The opening segments exploring Mickey’s situation and the gruesome humor about his place on the mission is enjoyable enough, leading up to things getting rather awkward with the cloning process—and while the film does touch on all the ramifications of such a thing…it all proves rather secondary surprisingly. In fact, one issue I kind of had was the film suddenly lurching around in pacing for a bit, as we go from sudden love triangles to awkward dinners and more. Joon-Ho did similar turns in Parasite, but as mentioned it was all done rather more skilfully and with some buildup there. 


That’s not to say that there isn’t fun to be had, with Ruffalo turning in a memorable performance as a droning asshole, and Naomi even more memorably sticking to him—but if you’re expecting social commentary via the disturbing implications of callous use of technology…it’s not quite that. We do in fact end up with something oddly similar to Nausicaa…and while there’s nothing wrong with that, it might throw some people off just a little. 

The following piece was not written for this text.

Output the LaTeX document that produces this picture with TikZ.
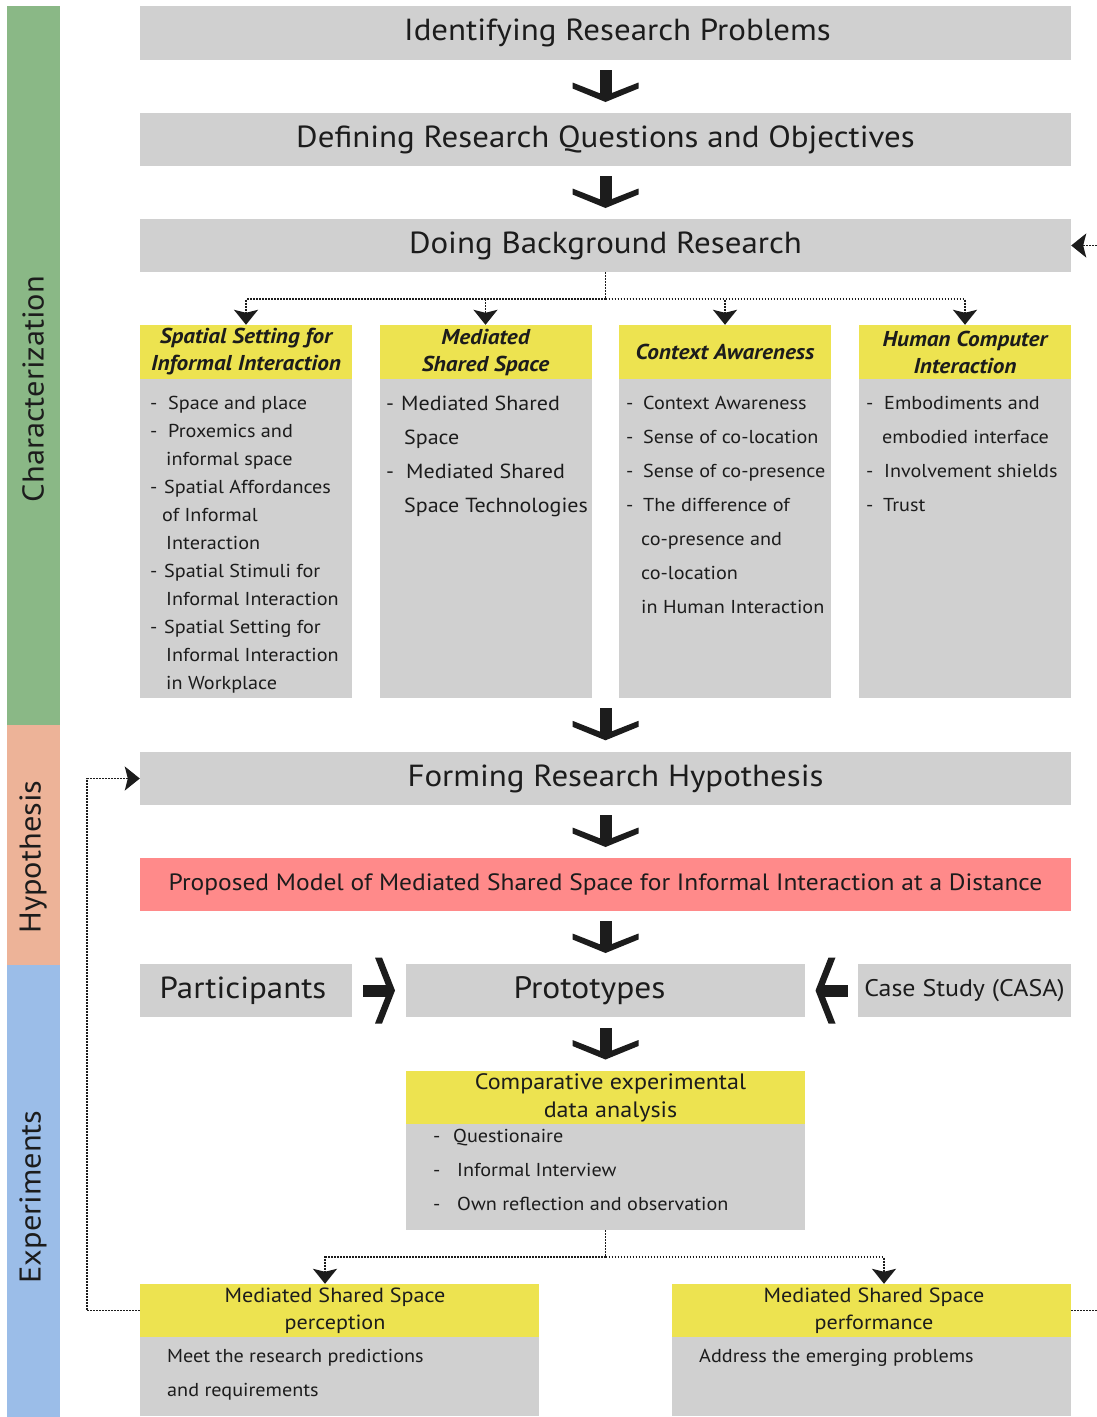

That leaves Mickey 17 as one of Joon-Ho’s weaker pieces that I’ve seen, though that doesn’t make it bad either—you’ll get your fill of deadpan scifi themed humor, and definite catharsis by the end. With a bit more evening out of the script—the film did suffer from recent Hollywood strikes that delayed it after all—it could’ve made it just a little bit more. And hey, it’s not like the theme of the future being left to the charge of blowhard idiots feels like it’ll get any less relevant…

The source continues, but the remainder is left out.